If the cancer is blocking your bile duct, your doctor may place a thin tube called a stent into the bile duct. It helps keep the duct open and drain bile that builds up in the area. This helps prevent symptoms such as pain, or yellow eyes and skin, called jaundice.
Placing a bile stent may be a temporary measure to relieve the jaundice before surgery. It may also be used for more advanced cancers to help keep the bile duct open if surgery is not an option.
A stent may be inserted with or without a surgical procedure.
A doctor specializing in gastrointestinal (GI) procedures, called a gastrointestinal endoscopist, places a thin tube--similar to a small straw--inside the blocked bile duct. This tube is called an internal stent or endostent. The procedure to place it is called endoscopic retrograde cholangiopancreatography (ERCP). During this procedure, the doctor inserts a flexible tube down your numbed throat to your small intestine, and from there the stent is passed into your bile duct.
A specialist, called an interventional radiologist, injects a special dye into your liver bile duct and then takes an X-ray picture of your bile ducts. This procedure is called a percutaneous transhepatic cholangiogram (PTC). The radiologist uses X-rays to guide him or her in placing a percutaneous transhepatic bile duct drain or stent (PTBD).
Here’s what happens during PTBD. An area on the right side of your abdomen is numbed. Then the doctor inserts a thin needle into your liver through your skin. Dye is placed through the needle into your bile duct. X-rays reveal the network of bile ducts and any blockage. The doctor passes a small wire through the needle into the area of blockage. Then, he or she places a long thin tube called a stent over the wire and guides it into your bile duct. One end of the stent is in the bile duct, and the other drains bile into your small intestine or to a bag outside your body.
You may be overwhelmed with the information that you receive from your doctor. It is important to take the time to gather as much information as possible. To help deal with the medical information and remember all of your questions, it is helpful to bring a family member or close friend with you to doctor's appointments. Here are some questions you may want to ask your doctor about stent placement for bile duct cancer:
If I need a stent, which procedure do you recommend for me?
What will happen if I don't have the stent put in?
Do I need surgery to place the stent?
Is the stent permanent or temporary?
What kind of treatment do I need after the stent is placed?
How will I feel after the stent placement?
When can I get back to my normal activities?
Will the procedure affect my diet?
How long will the stent need to stay in place?
What kind of follow-up care will I need after stent placement?

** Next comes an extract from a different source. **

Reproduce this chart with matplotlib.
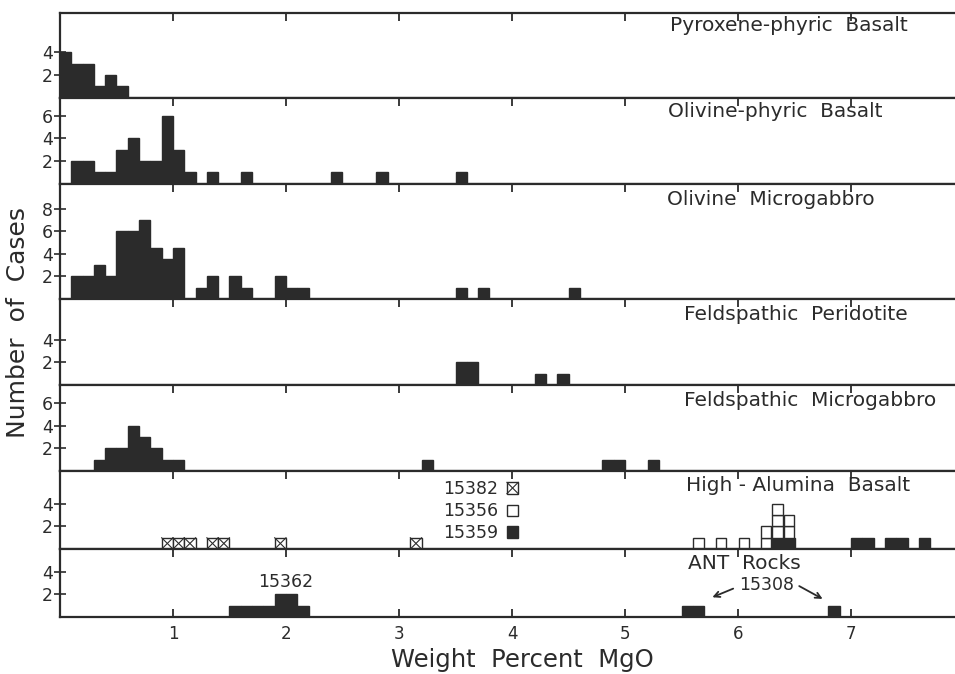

The stent may be removed if you have surgery to try to remove the cancer. Or it may be left in place if you are not able to have surgery. If you had stent placement using a percutaneous transhepatic cholangiogram (PTC), you may have a bile collection bag secured to your abdomen. Stents may need to be replaced after a few months, or they may become blocked. This can lead to infections or other problems. Your doctor and nurse will tell you about any other things you may need to watch out for.